Task to carry out »
Select every line containing the word "page" from the material, and copy those lines.

Material provided »

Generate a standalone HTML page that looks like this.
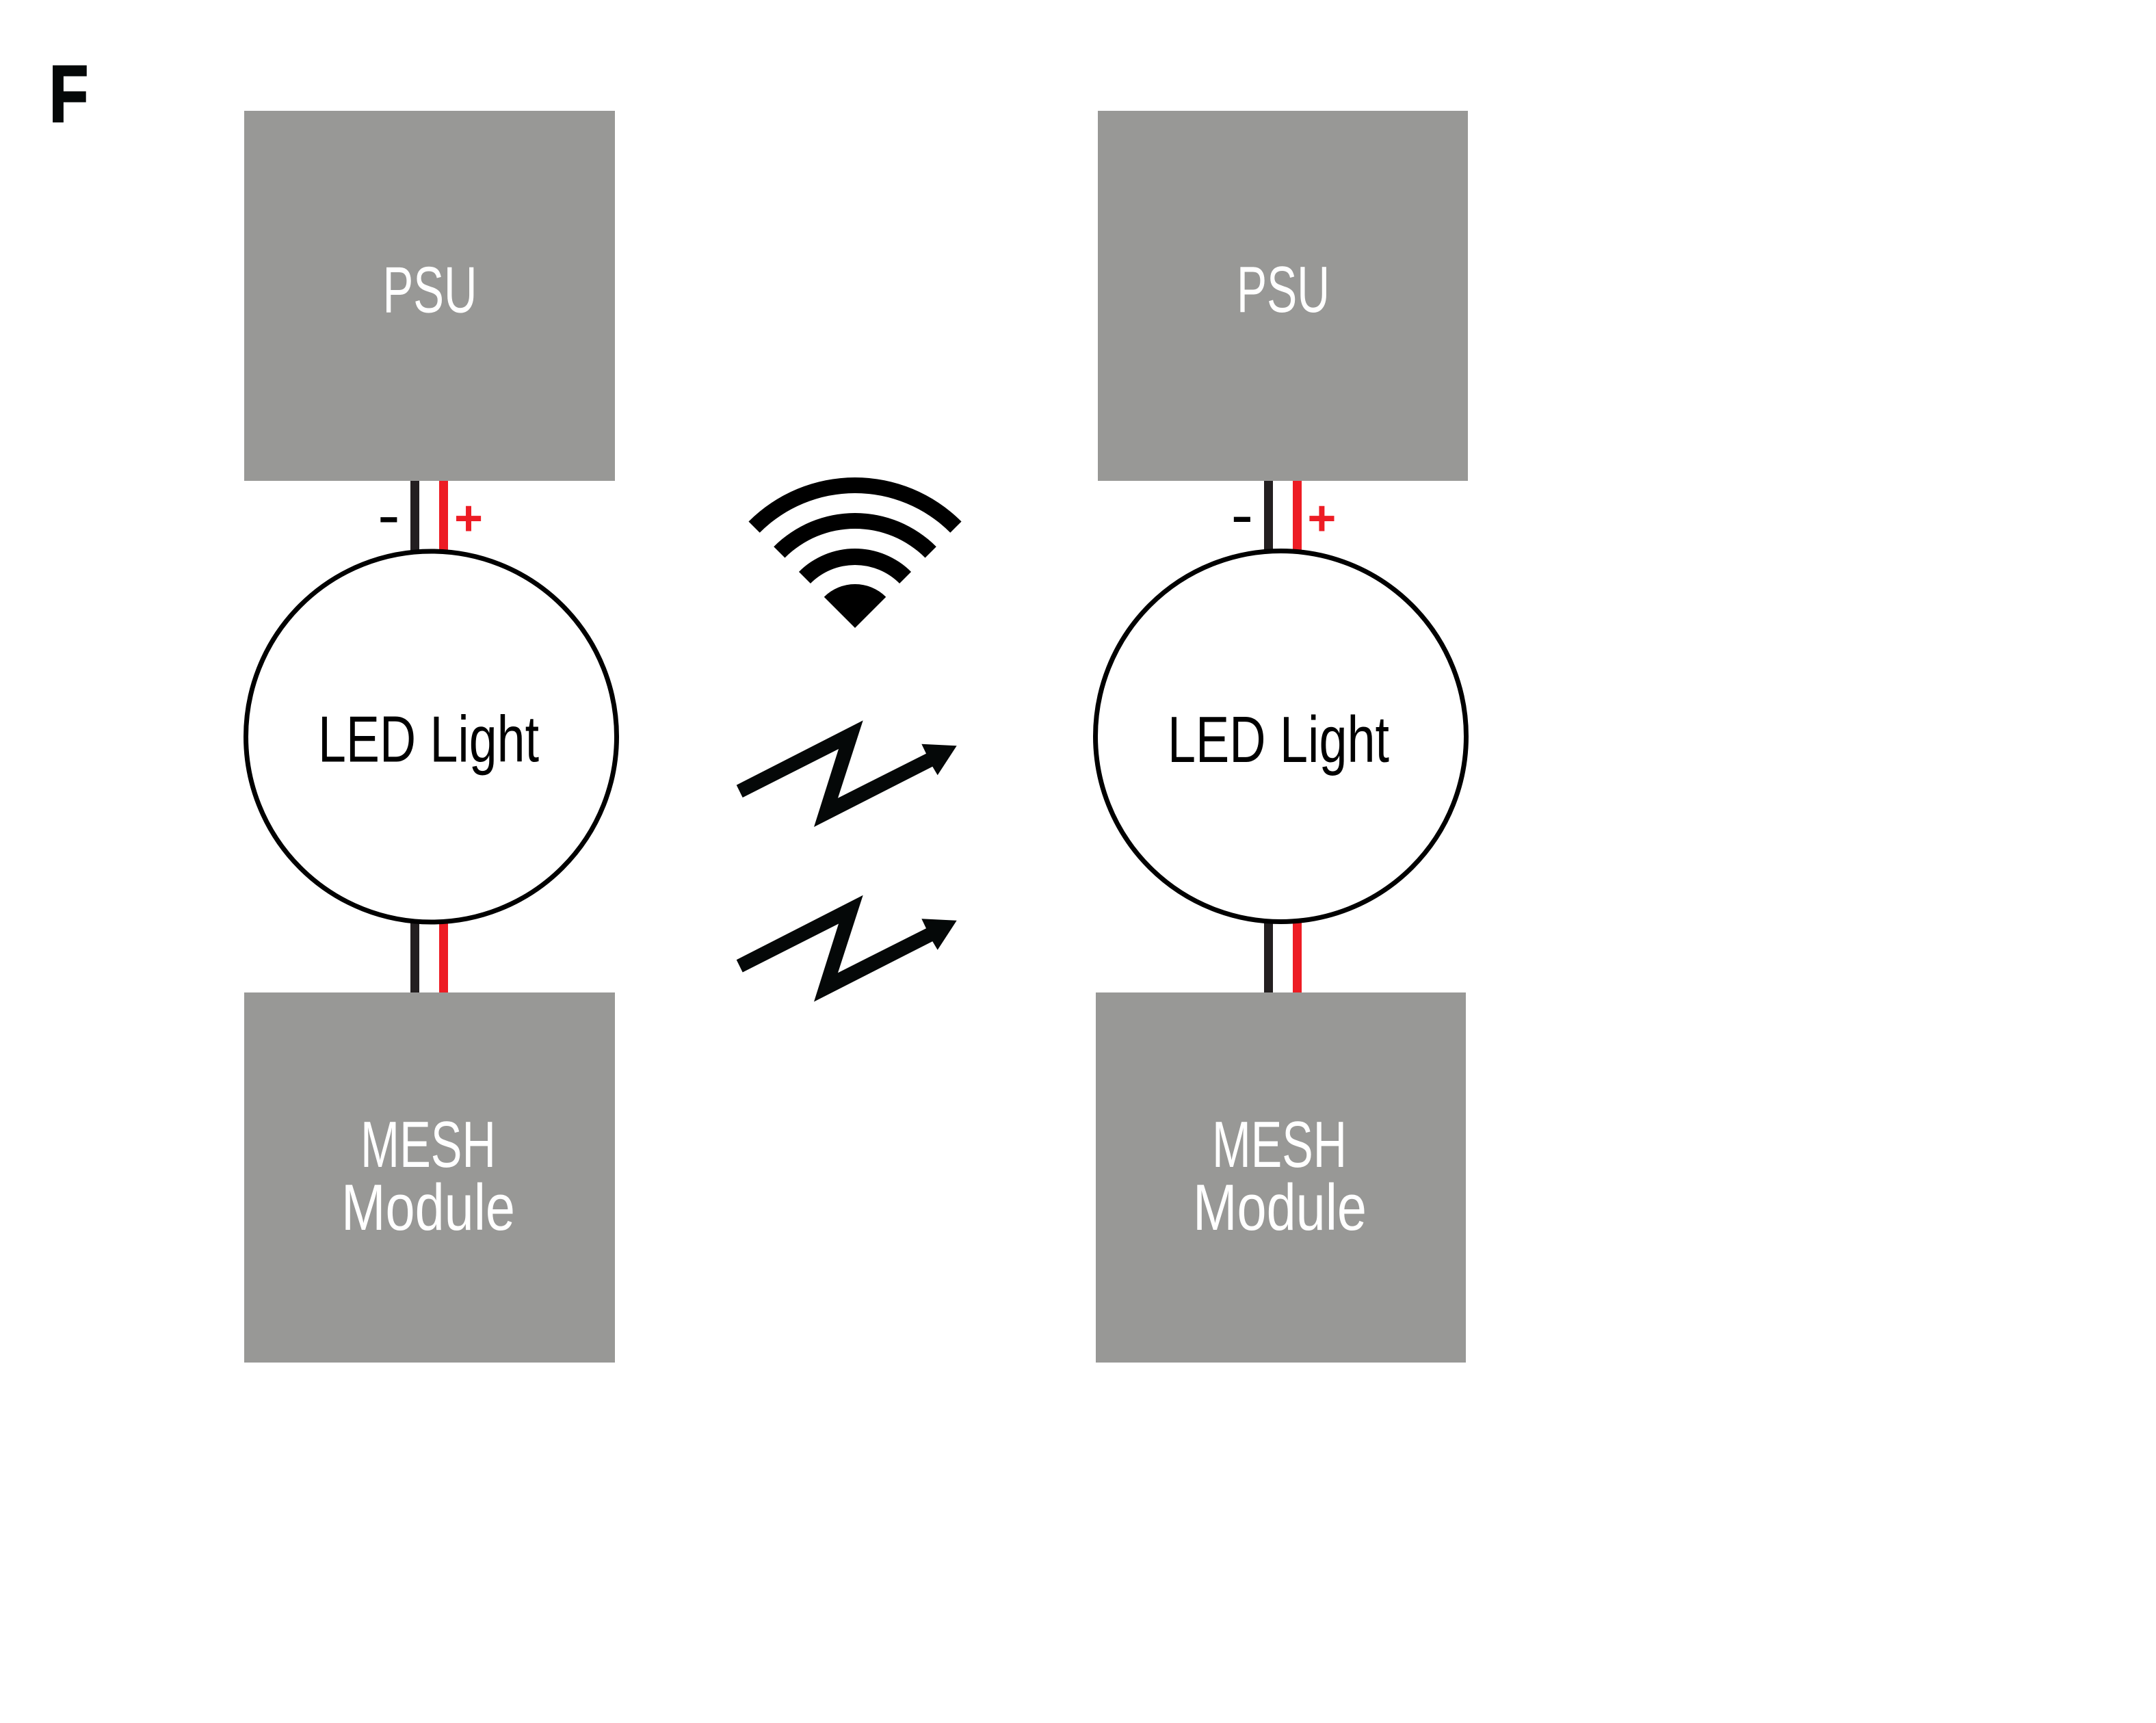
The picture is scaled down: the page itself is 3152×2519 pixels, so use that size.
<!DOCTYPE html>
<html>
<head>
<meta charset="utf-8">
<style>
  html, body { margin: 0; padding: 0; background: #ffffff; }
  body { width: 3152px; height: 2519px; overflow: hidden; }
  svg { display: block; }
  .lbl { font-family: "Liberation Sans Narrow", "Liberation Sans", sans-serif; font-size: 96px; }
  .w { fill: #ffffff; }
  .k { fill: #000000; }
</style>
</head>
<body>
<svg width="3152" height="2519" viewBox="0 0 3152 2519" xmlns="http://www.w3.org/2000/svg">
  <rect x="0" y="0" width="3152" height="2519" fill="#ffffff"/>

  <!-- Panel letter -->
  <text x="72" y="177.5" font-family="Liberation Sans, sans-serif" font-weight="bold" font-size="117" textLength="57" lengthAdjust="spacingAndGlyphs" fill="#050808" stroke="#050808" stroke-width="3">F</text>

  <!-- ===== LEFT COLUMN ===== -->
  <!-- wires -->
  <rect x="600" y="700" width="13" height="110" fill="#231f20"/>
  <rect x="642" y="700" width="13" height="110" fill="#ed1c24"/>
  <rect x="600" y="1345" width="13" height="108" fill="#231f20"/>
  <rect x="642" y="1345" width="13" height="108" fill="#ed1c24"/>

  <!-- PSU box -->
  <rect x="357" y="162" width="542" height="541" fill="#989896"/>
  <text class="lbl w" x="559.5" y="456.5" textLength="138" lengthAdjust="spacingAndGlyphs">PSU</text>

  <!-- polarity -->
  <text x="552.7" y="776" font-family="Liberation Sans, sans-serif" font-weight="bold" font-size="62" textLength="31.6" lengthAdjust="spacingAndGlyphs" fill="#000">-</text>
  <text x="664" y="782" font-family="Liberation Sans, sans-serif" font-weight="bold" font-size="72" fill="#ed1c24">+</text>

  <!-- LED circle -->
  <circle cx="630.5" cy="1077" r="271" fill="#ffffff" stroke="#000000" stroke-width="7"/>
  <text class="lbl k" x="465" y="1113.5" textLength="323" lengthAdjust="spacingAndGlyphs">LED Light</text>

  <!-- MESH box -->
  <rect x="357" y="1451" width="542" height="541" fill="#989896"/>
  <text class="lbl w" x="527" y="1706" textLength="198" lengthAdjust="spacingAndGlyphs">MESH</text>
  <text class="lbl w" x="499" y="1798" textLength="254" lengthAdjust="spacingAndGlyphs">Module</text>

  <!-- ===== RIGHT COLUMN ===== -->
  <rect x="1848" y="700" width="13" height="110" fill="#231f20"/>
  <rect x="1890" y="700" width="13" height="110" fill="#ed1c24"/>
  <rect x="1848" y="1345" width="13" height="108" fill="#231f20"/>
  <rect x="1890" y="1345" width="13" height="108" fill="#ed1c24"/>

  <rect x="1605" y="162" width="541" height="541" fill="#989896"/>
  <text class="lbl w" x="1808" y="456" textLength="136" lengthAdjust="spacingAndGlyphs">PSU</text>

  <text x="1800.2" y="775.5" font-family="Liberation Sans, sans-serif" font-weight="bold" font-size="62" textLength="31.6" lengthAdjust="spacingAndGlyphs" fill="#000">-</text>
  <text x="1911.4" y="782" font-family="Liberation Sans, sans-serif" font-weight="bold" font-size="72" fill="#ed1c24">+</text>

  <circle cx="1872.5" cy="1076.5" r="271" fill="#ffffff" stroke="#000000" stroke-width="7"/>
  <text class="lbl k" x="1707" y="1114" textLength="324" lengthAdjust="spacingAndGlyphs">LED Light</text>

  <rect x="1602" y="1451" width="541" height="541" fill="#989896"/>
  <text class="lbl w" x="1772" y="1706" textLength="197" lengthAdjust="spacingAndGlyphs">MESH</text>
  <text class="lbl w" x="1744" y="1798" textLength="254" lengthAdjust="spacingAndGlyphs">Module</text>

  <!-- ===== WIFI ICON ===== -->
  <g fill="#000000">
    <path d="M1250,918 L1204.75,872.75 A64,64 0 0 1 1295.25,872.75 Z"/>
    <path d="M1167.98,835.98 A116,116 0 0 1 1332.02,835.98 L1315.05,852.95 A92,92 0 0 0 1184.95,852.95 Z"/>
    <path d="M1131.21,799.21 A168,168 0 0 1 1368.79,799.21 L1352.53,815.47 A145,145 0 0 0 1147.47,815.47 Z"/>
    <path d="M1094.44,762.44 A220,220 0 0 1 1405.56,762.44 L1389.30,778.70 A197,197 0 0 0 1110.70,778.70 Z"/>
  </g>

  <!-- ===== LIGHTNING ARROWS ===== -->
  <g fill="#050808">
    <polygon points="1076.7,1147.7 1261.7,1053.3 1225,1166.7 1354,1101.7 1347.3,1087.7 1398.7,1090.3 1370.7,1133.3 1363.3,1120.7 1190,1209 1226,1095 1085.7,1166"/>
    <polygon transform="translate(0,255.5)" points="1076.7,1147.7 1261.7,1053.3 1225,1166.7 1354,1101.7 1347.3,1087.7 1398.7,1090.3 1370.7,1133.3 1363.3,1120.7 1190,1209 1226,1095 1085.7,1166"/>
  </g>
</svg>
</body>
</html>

Final result »
Generate a standalone HTML page that looks like this.
The picture is scaled down: the page itself is 3152×2519 pixels, so use that size.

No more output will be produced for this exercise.